La destrucción, no del hombre, sino de la humanidad del hombre, como he dicho ya en muchas ocasiones, es el peor de los males del capitalismo. Lo ha intentado, pero creo que el amor y el principio esperanza que está en el corazón humano, principio que no es sino el reflejo del amor de Dios en su Hijo, son más fuertes que el egoísmo institucionalizado y el optimismo burdo del modelo social que se nos impone. En las últimas semanas no dejan de bombardearnos con eslóganes que proclaman las bondades de esta sociedad y la necesidad de confiar en el modelo. Nada de esto es cierto y más pronto que tarde habrá que tomar decisiones radicales y definitivas. Nos decía José David Sacristán que en los próximos veinte años, yo no soy tan pesimista como él. Os aseguro que no pasará esta generación…
*La imagen corresponde a uno de los libros más sugerentes de los últimos tiempos. La portada dice mucho con muy poco.
3 comentarios:
Un comentario un poco marginal, pero que viene muy a cuento de lo que dices: el hombre se cree como dios. Sí, lo malo es que encima se equivoca de modelo, porque si tomase como modelo de su endiosamiento al Dios de Jesús, la ontología del creerse propio lo que es de todos cambiaría en un hacer de todos lo que es de uno. Pero imita a un dios equivocado: el dios que no necesita de nada ni de nadie, el dios todopoderoso, el dios que solo vive para sí. Saludos
¿Sabes Bernardo? Todas estas aportaciones mediante las cuales denuncias la situación global no hacen sino que permanezca en una constante autocrítica. Autocrítica por un lado de mi comportamiento en esta sociedad consumista, por otro de mi posicionamiento ante ella, y por último de mi planteamiento sobre ella. A todas luces, el capitalismo feroz devora al ser humano, y creo que no sólo a las víctimas más pobres y desamparadas, sino también y en su ignorancia a los que ostentan ese poder económico. Somos conscientes de que nos encontramos en este sistema, nos guste o no, y en este sentido agradezco la carta en el anterior post de tu amigo René —por cierto, si lees este comentario René, ¡enhorabuena para ti y tu familia!—. Es así, cualquier cosa, cualquier aparato de nuestra vida cotidiana existe a causa del sufrimiento de muchos. Y es algo difícil de digerir, sobre todo para los que intentamos vivir concienciados con esta realidad. No podemos barrer de un plumazo todo el sistema que actúa en el mundo; tampoco sé si existe una alternativa realista ahora mismo. Sinceramente, me cuesta encontrar una salida; a no ser, desde esa consciencia nuestra, actuar en la medida de nuestras posibilidades como esa sal que pretendía nuestro Señor que fuéramos cada uno de nosotros, para poder salar el mundo. Asumirlo, para a partir de ahí transformarlo.
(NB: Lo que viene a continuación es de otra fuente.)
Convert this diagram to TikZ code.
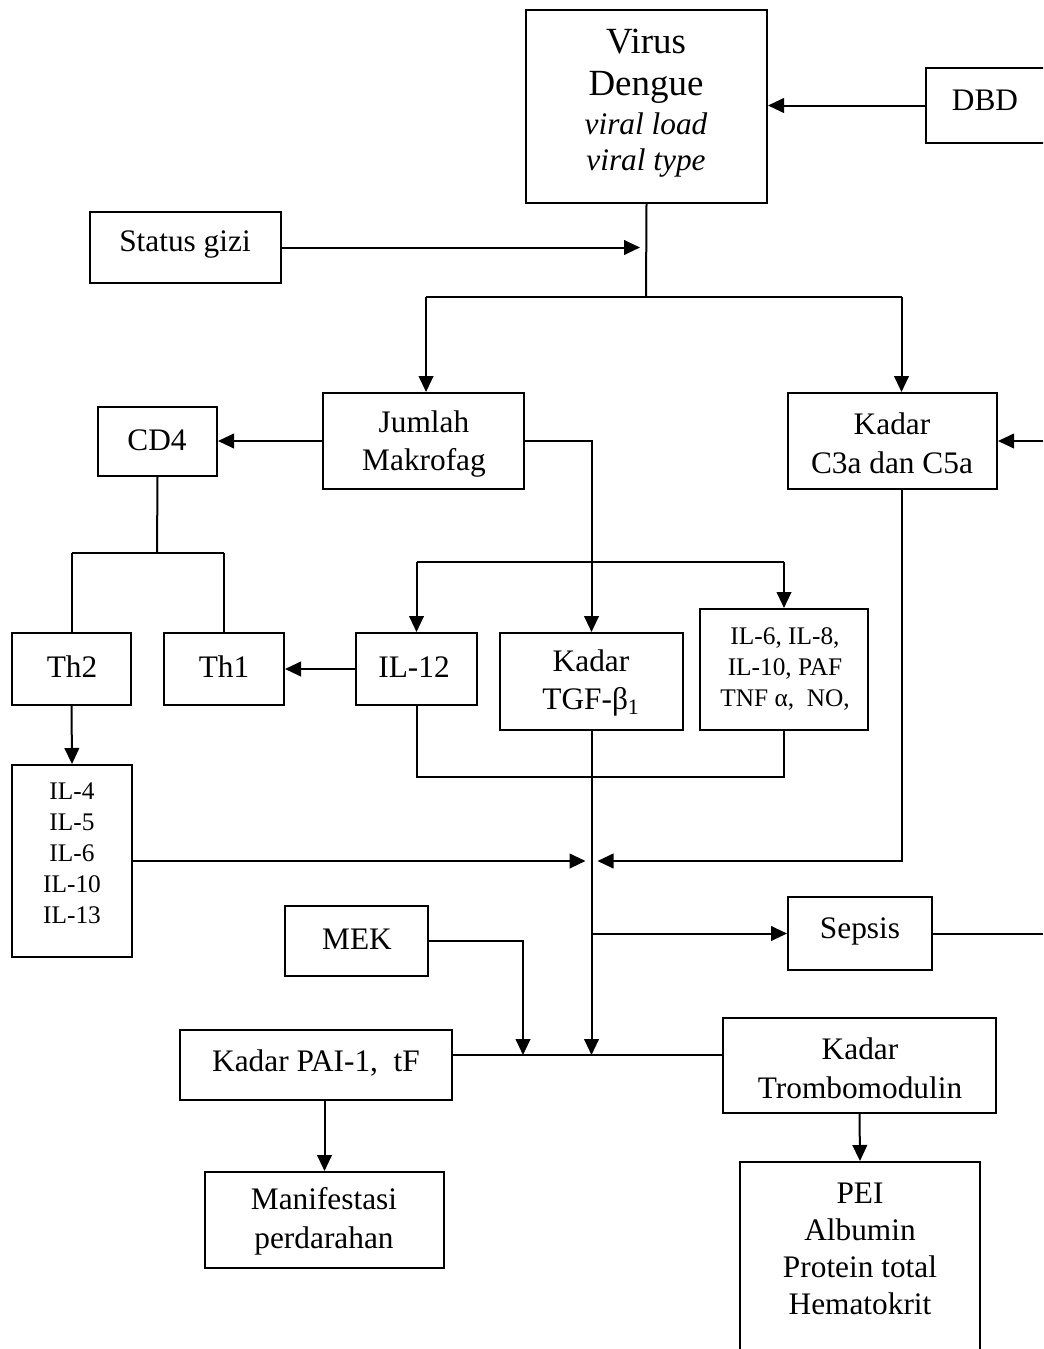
\documentclass[tikz,border=0pt]{standalone}
\usepackage{fontspec}
\setmainfont{Liberation Serif}
\usetikzlibrary{arrows.meta,fit}
\begin{document}
\begin{tikzpicture}[x=0.75pt,y=-0.75pt,line width=1.5pt,
  box/.style={draw,line width=1.5pt,inner sep=0pt},
  txt/.style={inner sep=0pt,align=center,font=\fontsize{23.5pt}{29pt}\selectfont},
  stxt/.style={inner sep=0pt,align=center,font=\fontsize{19pt}{23.25pt}\selectfont},
  arr/.style={-{Triangle[length=12pt,width=11pt]}}]
\useasboundingbox (0,0) rectangle (1043,1349);
\clip (0,0) rectangle (1043,1349);
% boxes
\node[box,fit={(526,10)(767,203)}] (virusbox) {};
\node[box,fit={(926,68)(1070,143)}] (dbdbox) {};
\node[box,fit={(90,212)(281,283)}] (statusbox) {};
\node[box,fit={(323,393)(524,489)}] (jumlahbox) {};
\node[box,fit={(788,393)(997,489)}] (c3abox) {};
\node[box,fit={(98,407)(217,476)}] (cd4box) {};
\node[box,fit={(12,633)(131,705)}] (th2box) {};
\node[box,fit={(164,633)(284,705)}] (th1box) {};
\node[box,fit={(356,633)(477,705)}] (il12box) {};
\node[box,fit={(500,633)(683,730)}] (tgfbox) {};
\node[box,fit={(700,609)(868,730)}] (il6box) {};
\node[box,fit={(12,765)(132,957)}] (il4box) {};
\node[box,fit={(788,897)(932,970)}] (sepsisbox) {};
\node[box,fit={(285,906)(428,976)}] (mekbox) {};
\node[box,fit={(180,1030)(452,1100)}] (paibox) {};
\node[box,fit={(723,1018)(996,1113)}] (trombobox) {};
\node[box,fit={(205,1172)(444,1268)}] (manifbox) {};
\node[box,fit={(740,1162)(980,1400)}] (peibox) {};
% texts
\node[inner sep=0pt,align=center,font=\fontsize{27.7pt}{31.5pt}\selectfont] (virus) at (646,66) {Virus\\Dengue};
\node[txt,font=\fontsize{23.5pt}{27.5pt}\selectfont\itshape] (viral) at (646,145) {viral load\\viral type};
\node[txt] (dbd) at (985,100) {DBD};
\node[txt] (status) at (185,245) {Status gizi};
\node[txt] (jumlah) at (424,444) {Jumlah\\Makrofag};
\node[txt] (c3a) at (892,443) {Kadar\\C3a dan C5a};
\node[txt] (cd4) at (157,440) {CD4};
\node[txt] (th2) at (72,667) {Th2};
\node[txt] (th1) at (224,667) {Th1};
\node[txt] (il12) at (414,667) {IL-12};
\node[txt] (tgf) at (591,683) {Kadar\\TGF-β\textsubscript{1}};
\node[stxt] (il6) at (785,669) {IL-6, IL-8,\\IL-10, PAF\\TNF α,\ \ NO,};
\node[stxt] (il4) at (72,853) {IL-4\\IL-5\\IL-6\\IL-10\\IL-13};
\node[txt] (sepsis) at (860,931) {Sepsis};
\node[txt] (mek) at (357,939) {MEK};
\node[txt] (pai) at (316,1063) {Kadar PAI-1,\ \ tF};
\node[txt] (trombo) at (860,1068) {Kadar\\Trombomodulin};
\node[txt] (manif) at (324,1221) {Manifestasi\\perdarahan};
\node[txt,font=\fontsize{23.5pt}{27.6pt}\selectfont] (pei) at (860,1249) {PEI\\Albumin\\Protein total\\Hematokrit};
% junctions
\coordinate (j1) at (646,297);
\coordinate (j2) at (157,553);
\coordinate (j3) at (592,562);
\coordinate (j4) at (592,777);
\coordinate (j6) at (592,1055);
\coordinate (j7) at (523,1055);
\coordinate (r1) at (1043,441);
\coordinate (r2) at (1043,934);
\coordinate (jt) at ([xshift=1.9pt]jumlahbox.north);
\coordinate (ct) at ([xshift=6.75pt]c3abox.north);
\coordinate (cb) at ([xshift=6.75pt]c3abox.south);
\coordinate (j5) at (il4box.east -| tgfbox.south);
\coordinate (j5l) at ([xshift=-4.5pt]j5);
\coordinate (j5r) at ([xshift=4.5pt]j5);
\coordinate (sg) at ([xshift=-4.5pt]statusbox.east -| j1);
% connectors
\draw[arr] (dbdbox.west) -- (dbdbox.west -| virusbox.east);
\draw (virusbox.south) -- (j1);
\draw[arr] (statusbox.east) -- (sg);
\draw (jt |- j1) -- (ct |- j1);
\draw[arr] (jt |- j1) -- (jt);
\draw[arr] (ct |- j1) -- (ct);
\draw[arr] (r1) -- (r1 -| c3abox.east);
\draw[arr] (jumlahbox.west) -- (jumlahbox.west -| cd4box.east);
\draw (cd4box.south) -- (j2);
\draw (th2box.north |- j2) -- (th1box.north |- j2);
\draw (th2box.north |- j2) -- (th2box.north);
\draw (th1box.north |- j2) -- (th1box.north);
\draw[arr] (il12box.west) -- (il12box.west -| th1box.east);
\draw[arr] (jumlahbox.east) -| (tgfbox.north);
\draw (il12box.north |- j3) -- (il6box.north |- j3);
\draw[arr] (il12box.north |- j3) -- (il12box.north);
\draw[arr] (il6box.north |- j3) -- (il6box.north);
\draw (il12box.south) |- (il6box.south |- j4) -- (il6box.south);
\draw[arr] (th2box.south) -- (il4box.north);
\draw[arr] (tgfbox.south) -- (tgfbox.south |- j6);
\draw[arr] (il4box.east) -- (j5l);
\draw[arr] (cb) |- (j5r);
\draw[arr] (tgfbox.south |- sepsisbox.west) -- (sepsisbox.west);
\draw (sepsisbox.east) -- (sepsisbox.east -| r2);
\draw[arr] (mekbox.east) -| (j7);
\draw (paibox.east |- j6) -- (trombobox.west |- j6);
\draw[arr] (manifbox.north |- paibox.south) -- (manifbox.north);
\draw[arr] (trombobox.south) -- (peibox.north);
\end{tikzpicture}
\end{document}
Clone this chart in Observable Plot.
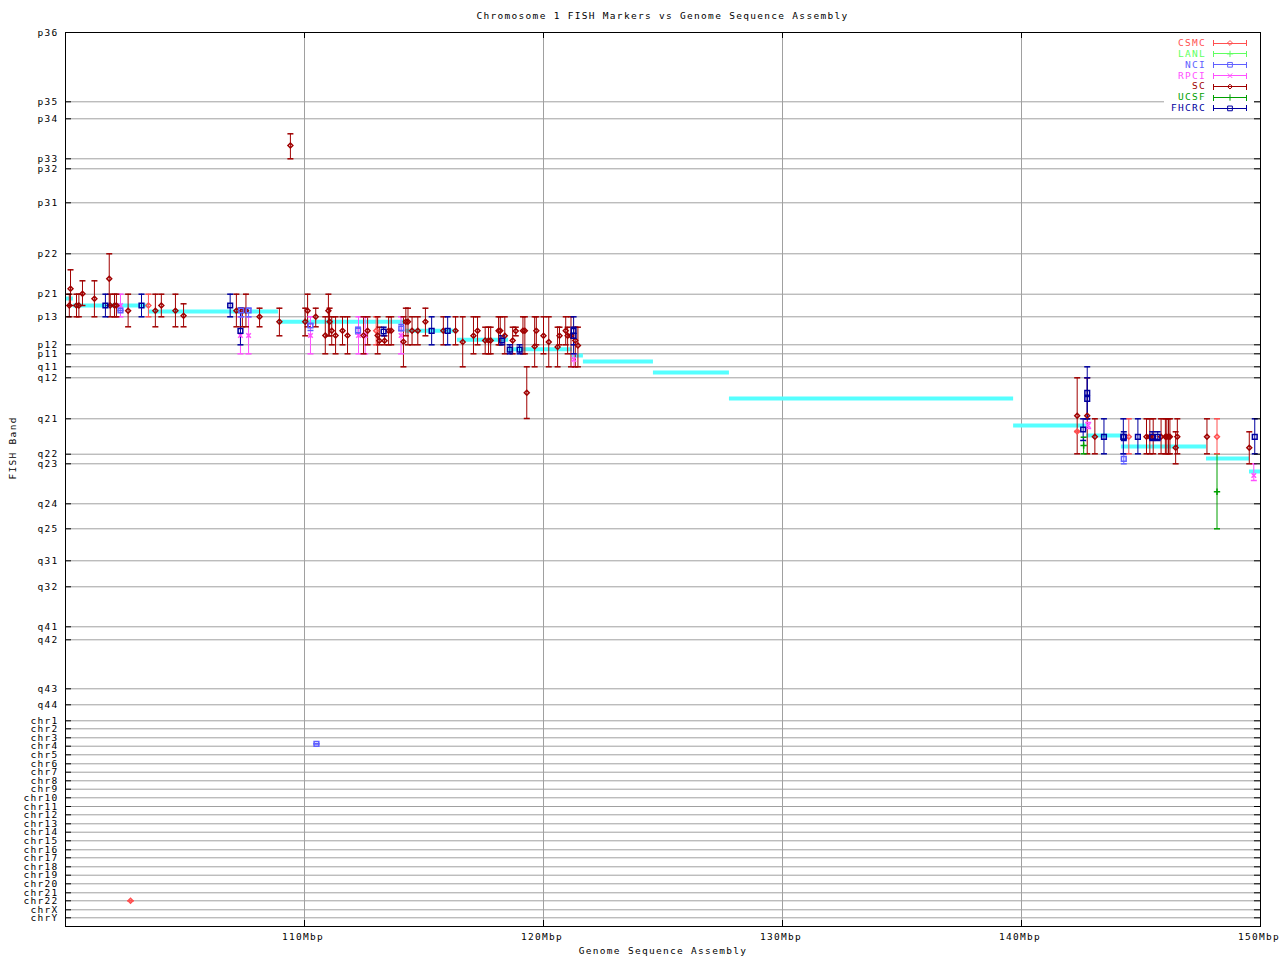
<!DOCTYPE html>
<html><head><meta charset="utf-8">
<script src="https://cdn.jsdelivr.net/npm/d3@7"></script>
<script src="https://cdn.jsdelivr.net/npm/@observablehq/plot@0.6"></script>
<style>
body{margin:0;background:#fff;width:1280px;height:960px;overflow:hidden;position:relative;font-family:"DejaVu Sans Mono",monospace;}
#title{height:24px;box-sizing:border-box;padding:8px 20px 0 65px;line-height:16px;text-align:center;font-size:9.5px;letter-spacing:1.3px;color:#000;}
#chart svg{display:block}
#legend{position:absolute;left:0;top:0;pointer-events:none}
</style></head><body>
<div id="title">Chromosome 1 FISH Markers vs Genome Sequence Assembly</div>
<div id="chart"></div>
<script>
// FISH band axis: labels and their positions (band units, p36 = 0 at top)
const bandLabels = ["p36","p35","p34","p33","p32","p31","p22","p21","p13","p12","p11","q11","q12","q21","q22","q23","q24","q25","q31","q32","q41","q42","q43","q44",
  "chr1","chr2","chr3","chr4","chr5","chr6","chr7","chr8","chr9","chr10","chr11","chr12","chr13","chr14","chr15","chr16","chr17","chr18","chr19","chr20","chr21","chr22","chrX","chrY"];
const bandPos = [0,69.3,86.3,126.3,136.3,170.3,221.3,261.7,284.3,312.3,321.3,334.3,345.3,386.3,421.7,431.3,471.3,496.3,528.3,554.3,594.3,607.3,656.3,672.3,
  688.3,696.3,705.3,713.7,722.3,731.3,739.7,748.3,756.7,765.3,774,782.3,791.3,799.7,808.3,817.3,825.3,834.3,842.7,851.3,860.3,868.3,877.3,885.3];
const bandMax = 894;

const xTicks = [110,120,130,140,150];

// Sources (legend order), colours and symbols
const sources = ["CSMC","LANL","NCI","RPCI","SC","UCSF","FHCRC"];
const colors  = ["#ff5050","#60ff60","#6060ff","#ff50ff","#a00000","#00a000","#0000a0"];
const symbols = ["diamond2","plus","square2","times","diamond2","plus","square2"];

// Markers per source: [Mbp, band, band low, band high]
const CSMC = [
 [102.72,868.3,868.3,868.3],[103.47,273,261.7,284.3],[113.00,298.3,284.3,312.3],
 [142.33,399,399,399],[144.49,404.3,386.3,421.3],[148.18,404.3,386.3,421.3]
];
const LANL = [];
const NCI = [
 [102.30,278,278,278],[107.35,278,275.7,284.3],[107.66,278,275.7,284.3],[110.25,293,291.3,298],
 [110.50,711.3,711.3,711.3],[112.24,298,294.7,301.3],[114.05,296,292,298],[144.28,426.3,421.3,431.3]
];
const RPCI = [
 [102.30,273,261.7,284.3],[107.32,303,284.3,321.3],[107.66,303,284.3,321.3],[110.25,303,284.3,321.3],
 [112.26,303,284.3,321.3],[112.54,303,284.3,321.3],[114.04,303,284.3,321.3],[121.27,327,321.3,334.3],
 [142.79,393,390,396],[149.72,443,431.3,448]
];
const SC = [
 [100.16,273,261.7,284.3],[100.21,256.3,237.3,273],[100.46,273,261.7,284.3],[100.56,273,261.7,284.3],
 [100.71,261.3,248.3,273],[101.21,266.3,248.3,284.3],[101.83,246.3,221.3,273],[101.87,273,261.7,284.3],
 [102.05,273,261.7,284.3],[102.13,273,261.7,284.3],[102.62,278.3,261.7,294.3],[103.76,278.3,261.7,294.3],
 [104.01,273,261.7,284.3],[104.60,278.3,261.7,294.3],[104.94,283.3,271.3,294.3],[107.15,278.3,261.7,294.3],
 [107.40,278.3,275.7,294.3],[107.55,278.3,261.7,294.3],[108.12,284.3,275.7,294.3],[108.95,289.3,275.7,303.3],
 [109.41,113,101.3,126.3],[110.03,289.3,275.7,303.3],[110.13,278.3,261.7,294.3],[110.47,284.3,275.7,294.3],
 [110.87,303,284.3,321.3],[111.00,278.3,261.7,303.3],[111.05,289.3,275.7,303.3],[111.14,298.3,284.3,312.3],
 [111.30,303,284.3,321.3],[111.59,298.3,284.3,312.3],[111.80,303,284.3,321.3],[112.47,303,284.3,321.3],
 [112.64,298.3,284.3,312.3],[113.06,303,284.3,321.3],[113.13,308.3,294.7,312.3],[113.35,308.3,303.3,312.3],
 [113.52,298.3,284.3,312.3],[113.63,298.3,284.3,312.3],[114.14,309.3,284.3,334.3],[114.24,289.3,275.7,303.3],
 [114.33,289.3,275.7,312.3],[114.50,298.3,284.3,312.3],[114.74,298.3,284.3,312.3],[115.06,289.3,275.7,303.3],
 [115.81,298.3,284.3,312.3],[116.32,298.3,284.3,312.3],[116.62,309.5,284.3,334.3],[117.07,303.3,284.3,321.3],
 [117.24,298.3,284.3,312.3],[117.56,308,294.7,321.3],[117.70,308,294.7,321.3],[117.79,308,294.7,321.3],
 [118.12,298.3,284.3,312.3],[118.19,298.3,284.3,312.3],[118.38,303.3,284.3,321.3],[118.71,308,294.7,321.3],
 [118.84,298.5,294.7,303.3],[119.14,298.3,284.3,321.3],[119.22,298.3,284.3,321.3],[119.30,360.3,334.3,386],
 [119.63,314,284.3,334.3],[119.70,298.3,284.3,312.3],[120.00,303.3,284.3,321.3],[120.22,309.5,284.3,334.3],
 [120.59,314.5,294.7,334.3],[120.67,303.3,294.7,312.3],[120.93,298.3,284.3,312.3],[121.01,303.3,294.7,321.3],
 [121.15,303.3,284.3,334.3],[121.33,308,294.7,334.3],[121.44,313,294.7,334.3],
 [142.33,383.3,345.3,421.3],[142.75,383.3,345.3,421.3],[143.07,404.3,386.3,421.3],[145.23,404.3,386.3,421.3],
 [145.37,404.3,386.3,421.3],[145.51,404.3,386.3,421.3],[145.84,404.3,386.3,421.3],[146.02,404.3,386.3,421.3],
 [146.08,404.3,386.3,421.3],[146.15,404.3,386.3,421.3],[146.21,404.3,386.3,421.3],[146.45,415.3,399.3,431.3],
 [146.52,404.3,386.3,421.3],[147.76,404.3,386.3,421.3],[149.53,415.3,399.3,431.3]
];
const UCSF = [
 [142.60,413,404.7,421.3],[148.18,459.3,421.3,496.3]
];
const FHCRC = [
 [101.67,273,261.7,284.3],[103.18,273,261.7,284.3],[106.89,273,261.7,284.3],[107.32,298.3,275.7,312.3],
 [113.31,299,294.7,303.3],[115.32,298.3,284.3,312.3],[115.99,298.3,284.3,312.3],[118.26,308,303.3,312.3],
 [118.59,317.2,312.3,321.3],[119.00,317.2,312.3,321.3],[121.26,298.3,284.3,321.3],[121.26,303.3,294.7,312.3],
 [142.58,397,386.3,408],[142.75,360.3,334.3,386.3],[142.75,366.3,345.3,386.3],[143.45,404.3,386.3,421.3],
 [144.26,404.3,386.3,421.3],[144.28,404.3,399.3,408],[144.87,404.3,386.3,421.3],[145.47,404.3,399.3,408],
 [145.70,404.3,399.3,408],[149.76,404.3,386.3,421.3]
];

// Genome sequence assembly steps
const asmStart = [100.0,100.33,103.47,108.91,114.23,116.40,118.54,121.21,121.67,124.60,127.78,139.67,142.72,144.18,147.74,149.54];
const asmEnd   = [100.33,103.47,108.91,114.23,116.40,118.54,121.21,121.67,124.60,127.78,139.67,142.72,144.18,147.74,149.54,150.0];
const asmBand  = [266,273,279,289.3,298.3,307.3,316.7,323,329,340,366,393,403,414,426,439];

const seriesData = [CSMC, LANL, NCI, RPCI, SC, UCSF, FHCRC];
const rows = [];
sources.forEach((s, i) => seriesData[i].forEach(([mbp, band, lo, hi]) => rows.push({source: s, mbp, band, lo, hi})));
const asm = asmStart.map((s, i) => ({start: s, end: asmEnd[i], band: asmBand[i]}));
const labelOf = new Map(bandPos.map((p, i) => [p, bandLabels[i]]));

const cap = {draw(ctx, size) { const w = Math.sqrt(size / Math.PI); ctx.moveTo(-w, 0); ctx.lineTo(w, 0); }};

const W = 1280, H = 936, mT = 8, mB = 34, mL = 65, mR = 20;
const fw = W - mL - mR, fh = H - mT - mB;
const squareSrc = new Set(["NCI","FHCRC"]);
const rSmall = 2.2, rSquare = 3;

const chart = Plot.plot({
  width: W, height: H, marginTop: mT, marginBottom: mB, marginLeft: mL, marginRight: mR,
  style: {fontFamily: "DejaVu Sans Mono, monospace", fontSize: "9.5px", letterSpacing: "1.3px", background: "white", color: "black"},
  x: {domain: [100, 150]},
  y: {domain: [0, bandMax], reverse: true},
  color: {domain: sources, range: colors},
  symbol: {domain: sources, range: symbols},
  marks: [
    Plot.ruleY(bandPos, {stroke: "#a0a0a0"}),
    Plot.ruleX(xTicks.filter(d => d < 150), {stroke: "#a0a0a0"}),
    Plot.ruleY(asm, {y: "band", x1: "start", x2: "end", stroke: "#55ffff", strokeWidth: 4}),
    Plot.ruleX(rows, {x: "mbp", y1: "lo", y2: "hi", stroke: "source"}),
    Plot.dot(rows, {x: "mbp", y: "lo", symbol: cap, r: 3, stroke: "source", fill: "none"}),
    Plot.dot(rows, {x: "mbp", y: "hi", symbol: cap, r: 3, stroke: "source", fill: "none"}),
    Plot.dot(rows.filter(d => !squareSrc.has(d.source)), {x: "mbp", y: "band", symbol: "source", r: rSmall, stroke: "source", fill: "none"}),
    Plot.dot(rows.filter(d => squareSrc.has(d.source)), {x: "mbp", y: "band", symbol: "source", r: rSquare, stroke: "source", fill: "none"}),
    Plot.frame({stroke: "black"}),
    Plot.tickY(bandPos, {stroke: "black", insetRight: fw - 6}),
    Plot.tickY(bandPos, {stroke: "black", insetLeft: fw - 6}),
    Plot.tickX(xTicks.filter(d => d < 150), {stroke: "black", insetTop: fh - 6}),
    Plot.tickX(xTicks.filter(d => d < 150), {stroke: "black", insetBottom: fh - 6}),
    Plot.axisY({ticks: bandPos, tickFormat: d => labelOf.get(d), tickSize: 0, tickPadding: 7, label: null}),
    Plot.axisX({ticks: xTicks, tickFormat: d => d + "Mbp", tickSize: 0, tickPadding: 7, dx: -1.5, label: null}),
    Plot.text(["FISH Band"], {frameAnchor: "left", dx: -53, rotate: -90}),
    Plot.text(["Genome Sequence Assembly"], {frameAnchor: "bottom", dy: 27})
  ]
});
document.getElementById("chart").appendChild(chart);

// Legend (top right, inside plot)
const symMap = {diamond2: d3.symbolDiamond2, plus: d3.symbolPlus, square2: d3.symbolSquare2, times: d3.symbolTimes};
const lg = d3.select("body").append("svg").attr("id", "legend").attr("width", 1280).attr("height", 960)
  .style("font-family", "DejaVu Sans Mono, monospace").style("font-size", "9.5px").style("letter-spacing", "1.3px");
lg.append("rect").attr("x", 1164).attr("y", 36).attr("width", 90).attr("height", 78).attr("fill", "white");
sources.forEach((s, i) => {
  const cy = 42.5 + i * 10.9, c = colors[i];
  lg.append("text").attr("x", 1206).attr("y", cy).attr("dy", "0.35em").attr("text-anchor", "end").attr("fill", c).text(s);
  const g = lg.append("g").attr("stroke", c).attr("fill", "none").attr("shape-rendering", "crispEdges");
  g.append("line").attr("x1", 1213.5).attr("x2", 1246.5).attr("y1", cy + 0.5).attr("y2", cy + 0.5);
  g.append("line").attr("x1", 1213.5).attr("x2", 1213.5).attr("y1", cy - 2.5).attr("y2", cy + 3.5);
  g.append("line").attr("x1", 1246.5).attr("x2", 1246.5).attr("y1", cy - 2.5).attr("y2", cy + 3.5);
  const r = squareSrc.has(s) ? rSquare : rSmall;
  lg.append("path").attr("transform", `translate(1230,${cy + 0.5})`)
    .attr("d", d3.symbol(symMap[symbols[i]], r * r * Math.PI)()).attr("stroke", c).attr("fill", "none");
});
</script></body></html>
Creo, Desiderio, que apuntas bien al final de tu reflexión. Ni podemos eliminar el sistema ni podemos adaptarnos a él. Se trata de ser muy críticos. Como digo desde que soy padre, necesitamos una balsa mientras construimos un nuevo barco. Pero creo que el tiempo para tomar medidas se acaba y van a llegar acontecimientos muy duros por el hecho de no haber realizado cambios cuando aún podíamos. Muchos expertos están de acuerdo en que hace diez años que es tarde. Aún así, debemos seguir el la lucha como el mismo Jesús.